I was stuck in traffic this morning idly daydreaming about forgetting about work and just driving to the airport and finding a cheap trip to Hawaii, if I could get there, the airport that is, and find a cheap trip to Hawaii [Ha!] that is, when I noticed all the weird and wonderful model names of the cars in front of, behind and around me. Have you ever considered that there must be some penthouse office somewhere, all glass and skylines, possibly in California, where Car Name Designers get paid big bucks to come up with such disasters as the Volkswagen Tuareg – known around here as the Volkswagen Toe-Rag. And then there’s the ubiquitous Ford of course, a name which is generally accepted to be less a salute to Henry than an acronym for Found On Road Dead.
But I digress. Today’s car naming conventions are obviously meant to evoke images of the freedom of the open road or the vast sands of the desert or the power of horses or the virility of bulls – the Outback, The Sahara, The Mustang, The Palomino, The Charger, the Ram Charger and the Taurus – snort! . Oh and then in an entirely different league there’s the Sprint , The Sprite, The Dash, The Pacer and The Wind up the Tail [not really, I made that one up]. It seems to me that the designers are also trying hard to say something about who should be driving what. An Accountant in a Ram Charger for example just doesn’t compute and neither does Hulk Hogan driving a Sprint. And without a doubt all these model names are male and so are the [perceived] drivers. The idea perhaps is that the little woman should sit quietly in the passenger seat of the pick-up, let a man drive, and shut the truck up. When do you think will come the day that car manufacturers discover that some of us – at least 51% of us in fact – are not male and do not want to drive a car called something that is a thinly veiled euphemism for Big Stick [don’t get me started on gear shifts with large knobs] and I’m saying nothing about the HumVee.

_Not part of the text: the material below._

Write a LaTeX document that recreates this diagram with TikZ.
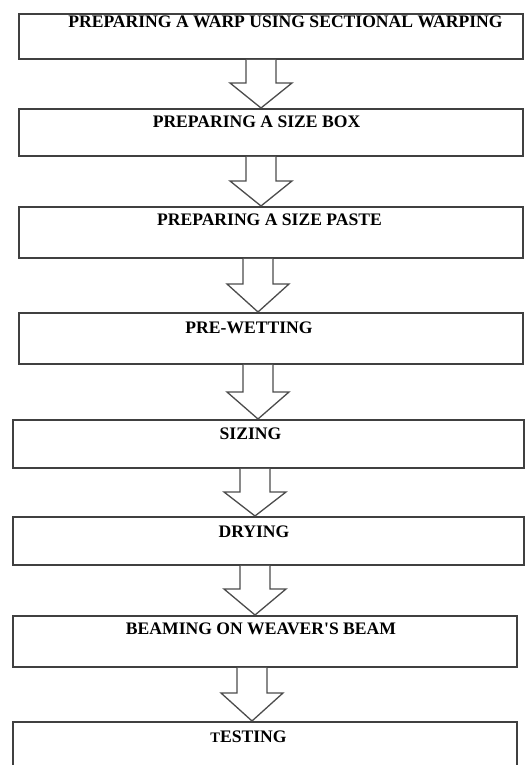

In North America of course it wasn’t so very long ago that the car culture had its heyday. Well maybe it was quite a while ago, the 50’s in fact which just shows how old I am, when practically everyone [male] lived for their cars. Unlike England where there was only one car owner per street [and he was probably the one with the phone too], in North America there were more cars than people. And it went without saying that the more big lights and tail fins you had the more virile the man. There were drive-in movie theatres on every block and the A & W sent girls on roller skates to dispense cold mugs of foaming Root Beer and mountains of fries directly to your door [car that is]. The road trip was king and all family holidays were spent driving a thousand miles to look at a big tree or a big mountain or the big sea. Nowadays of course you can only see these fabulous old cars at antique car shows while in reality most of us tool about in little ‘gas-miser’ sedans just daydreaming about the open road. Perhaps that’s why all the old model names are still around, even though they now mean nothing, because they hark back to a time gone by when you really could drive faster than the wind or faster than a mustang [or 600 of them] for as long or as far as you liked without spending 4 hours in a jam.
But getting back to model names I think it’s time for designers to face the facts and get with the times, even if it does mean giving up on swift horses or charging rams or raging bulls. Personally I think I would like to drive around in a neat little open-topped sports car in a nice shade of lipstick red called the Dragonfly or The Lovely Vista Overlooking the Caribbean Sea or The Birds in Paradise or The Unlimited Money to Shop All Day. What do you say?